Any experienced developer can tell you the story about how they showed a rough prototype of a new application to somebody, but then couldn't get them to understand that the software wasn't anywhere near done yet. Joel Spolsky talks about it in detail in The Iceberg Secret, Revealed.

I once worked for a guy who I really respected as being technically smart and plenty business savvy. We agreed that we'd have the developers build a "mock-up" (we were careful to not even go so far as to call it a prototype--it was only a mock-up of the user interface) of a web based application we were considering developing. We stressed over and over again that this was a mock-up and was not the actual application, and was not even a prototype of the application.

So, we spent some time building the mock-up, agreeing on what it would look like, and provided just enough click-through type navigation that we could get from screen A to screen B correctly. The mock-up looked pretty good. In fact it looked like a real application. Over time the mock-up was enough of a success that we started kicking around the idea of actually building the application.

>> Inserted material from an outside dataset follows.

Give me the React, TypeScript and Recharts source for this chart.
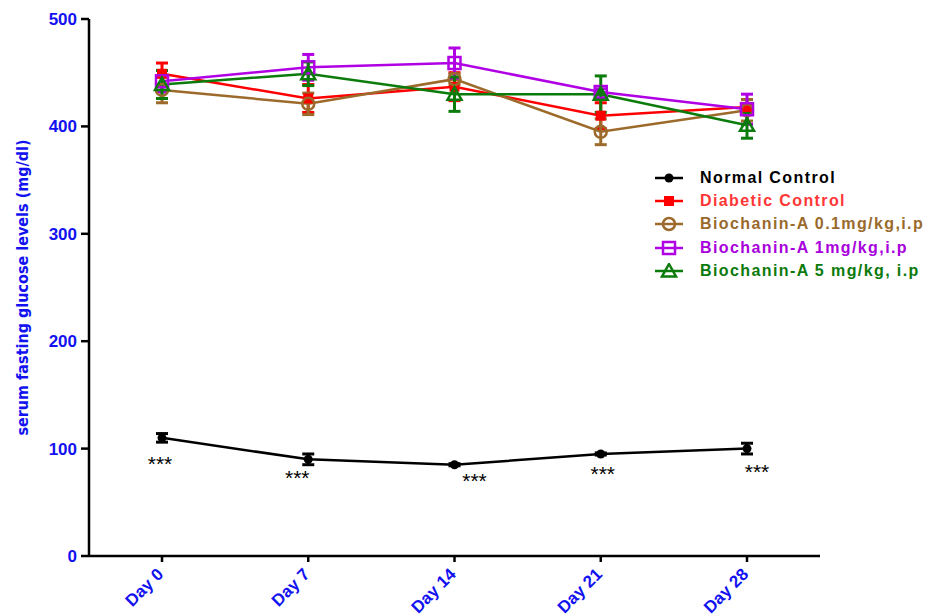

Here's where it gets weird. This guy who I respected as being technically smart, and who had agreed that this was only a mock-up, started using strange language like "finish the prototype" or "flesh out the functionality." It became apparent to me that, even with all of this talk about building a mock-up had been lost on him all along. He still figured a good percentage of the work was done, and that we now had a framework from which to flesh out the rest of the application. I tried to explain that it was like a Hollywood set--a building that was really just a facade with nothing inside, maybe not even any walls and the front was just propped up by 2x4's. But he'd already committed himself mentally, and all was lost.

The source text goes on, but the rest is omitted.